Dreadful filler content

A review that originally appeared in The Third Alternative #28:-

DREADFUL TALES
Richard Laymon
Headline pb, 436pp, £5.99

If you go down to the woods today, you’ll find a naked woman tied to a tree and get stalked by a homicidal maniac, or at least you will if you’re a character in a story by Richard Laymon. For the rest of us treading in dog mess is about as nasty as it gets.

Laymon died of a heart attack on Valentine’s Day in 2001. A prolific writer he left behind a legacy of nearly fifty books. This volume brings together twenty-five previously uncollected stories, all very much representative of his in your face brand of horror, with its emphasis on narrative momentum and gory hijinks.

The quintessential pulp writer, offering cheap and cheesy thrills by the bucketful, Laymon was the illegitimate offspring of Roger Corman and EC Comics, raised by a wet nurse with a penchant for video nasties. Between the covers of this collection you’ll find axe and knife wielding psychopaths, rapists, femme fatales, hitchhikers with murder in mind, and just about every other brand of sicko the human race has conjured up in its long and often undistinguished history. There are even a couple of vampires for those who just can’t get enough.

The stories are told at a frantic pace, with minimum frills and maximum thrills, Laymon’s slick prose making it all seem so effortless. There’s deft characterisation, especially of horny teens, a Laymon speciality, and heavy reliance on the twist ending, about half of which come off.

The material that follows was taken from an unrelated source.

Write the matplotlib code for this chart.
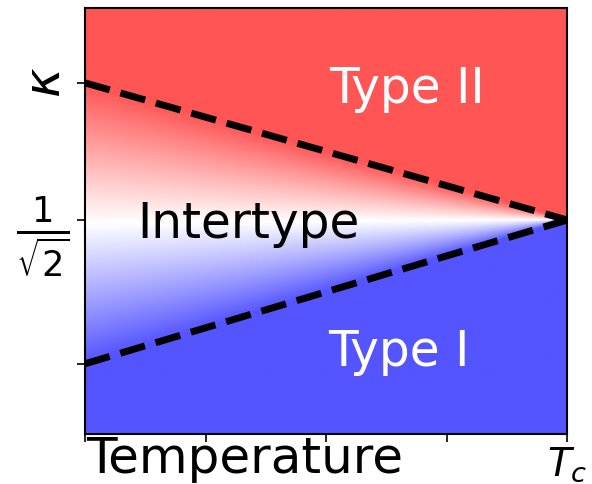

This book won’t be to everyone’s taste. In particular those who come over faint at the whiff of anything that isn’t PC should stay well clear (I’ve read over thirty of his novels, so big fan, but still have reservations about some aspects of his work). Laymon is not a ‘serious’ writer, he is a writer who is content to entertain his readers, and if he puts a nutter with a big knife in the story then that’s all it is, no need to go looking for a castration complex metaphor. If there’s a subtext at all then it concerns our own fascination with such material, but this is something Laymon exploits rather more than he explores its implications. You could argue that there’s more fluff than substance here, but if so then it’s eminently agreeable fluff offering an undemanding and fun way to pass an hour or three in the Horror-Mood.